Deeply invested, the network continued to wring everything it could from the king. They shot specials in Hawaii. They did an episode in front of ten thousand people in Chicago. They went to Orlando and Las Vegas. A Halloween special was shot at the Eastern State Penitentiary in Pennsylvania. There were plans to send Emeril’s food up in the space shuttle so the astronauts could cook along with him.
Compared to the newer hosts, Emeril, with his serious cooking pedigree, was seeming, as Bourdain remembered, “like Escoffier.” The network was finding success by following its Noodle Roni strategy, casting TV-friendly hosts, but there was a price to be paid. Even before the first episode of Semi-Homemade Cooking with Sandra Lee aired, the food elite took aim. A writer for Gourmet magazine noted the inclusion of Cheez Whiz in a tortellini recipe and dared to make it herself: “It takes two days of soaking to remove the rubbery film the substance leaves on my saucepan, so I can only imagine what it’s doing to my insides.”
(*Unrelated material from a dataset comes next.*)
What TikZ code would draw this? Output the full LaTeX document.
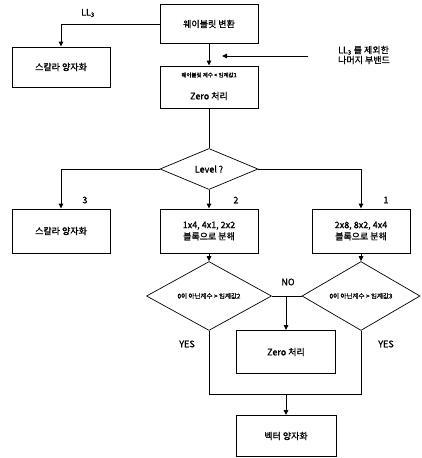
\documentclass[tikz,border=0pt]{standalone}
\usepackage{fontspec}
\setmainfont{Noto Sans CJK KR}[AutoFakeBold=1.2]
\usetikzlibrary{shapes.geometric,arrows.meta}
\begin{document}
\begin{tikzpicture}[x=1pt,y=-1pt,
  box/.style={draw,line width=0.9pt,inner sep=0pt,align=center,font=\fontsize{9}{11.5}\selectfont\bfseries},
  dia/.style={draw,diamond,line width=0.7pt,inner sep=0pt,font=\fontsize{6.5}{8}\selectfont\bfseries},
  conn/.style={line width=1pt},
  arr/.style={conn,-{Triangle[length=5pt,width=4.5pt]}},
  lbl/.style={inner sep=0pt,font=\fontsize{9}{10}\selectfont\bfseries},
  small/.style={inner sep=0pt,font=\fontsize{5.5}{7}\selectfont\bfseries}]
\useasboundingbox (0,0) rectangle (421,458);

% top row
\node[box,minimum width=98pt,minimum height=39pt] (wt) at (209,24) {웨이블릿 변환};
\node[box,minimum width=98pt,minimum height=40pt] (sq1) at (61,67) {스칼라 양자화};
\node[box,minimum width=98pt,minimum height=42pt] (zero1) at (209,87) {};
\node[small] (thr1) at (209,75) {웨이블릿 계수 < 임계값1};
\node[lbl] (z1txt) at (209,96) {Zero 처리};
\node[lbl] (ll3) at (88,13) {LL\textsubscript{3}};
\node[lbl,align=left] (side) at (364,55) {LL\textsubscript{3} 를 제외한\\나머지 부밴드};
\coordinate (sideStart) at (308,56);
\coordinate (sideEnd) at (222,56);

\draw[arr] (wt.west) -| (sq1.north);
\draw[arr] (wt.south) -- (zero1.north);
\draw[arr] (sideStart) -- (sideEnd);

% level decision
\node[dia,minimum width=98pt,minimum height=41pt,font=\fontsize{9}{10}\selectfont\bfseries] (lev) at (209,169) {Level ?};
\draw[conn] (zero1.south) -- (lev.north);

% second row
\node[box,minimum width=98pt,minimum height=44pt] (sq2) at (61,231) {스칼라 양자화};
\node[box,minimum width=98pt,minimum height=44pt] (dec2) at (209,231) {1x4, 4x1, 2x2\\블록으로 분해};
\node[box,minimum width=98pt,minimum height=44pt] (dec1) at (361,231) {2x8, 8x2, 4x4\\블록으로 분해};

\draw[arr] (lev.west) -| (sq2.north);
\draw[arr] (lev.south) -- (dec2.north);
\draw[arr] (lev.east) -| (dec1.north);
\node[lbl] (n3) at (85,200) {3};
\node[lbl] (n2) at (236,200) {2};
\node[lbl] (n1) at (386,200) {1};

% threshold decisions
\node[dia,minimum width=125pt,minimum height=50pt] (d2) at (209,296) {0이 아닌계수 > 임계값2};
\node[dia,minimum width=118pt,minimum height=50pt] (d3) at (361,296) {0이 아닌계수 > 임계값3};
\draw[arr] (dec2.south) -- (d2.north);
\draw[arr] (dec1.south) -- (d3.north);
\draw[conn] (d2.east) -- (d3.west);
\coordinate (jn) at (286,296);
\node[lbl] (no) at (288,282) {NO};

\node[box,minimum width=99pt,minimum height=43pt] (zero2) at (286,352) {Zero 처리};
\draw[arr] (jn) -- (jn |- zero2.north);

\node[lbl] (yes1) at (187,344) {YES};
\node[lbl] (yes2) at (386,344) {YES};

\coordinate (jb) at (286,394);
\draw[conn] (d2.south) -- (d2.south |- jb) -| (d3.south);

\node[box,minimum width=100pt,minimum height=41pt] (vq) at (286,436) {벡터 양자화};
\draw[arr] (jb) -- (vq.north);
\end{tikzpicture}
\end{document}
As the network’s profile rose, a counter-industry of Food Network critics was developing. Generally, the narrative was that there had been a golden age of foodiness, when David Rosengarten roamed the halls in an apron, Alan Richman ruminated on runny cheeses, and Marion Cunningham was always roasting a chicken. Sometime around the millennium, it had all been betrayed by the vixens of Velveeta, Sandra Lee, and her evil ilk.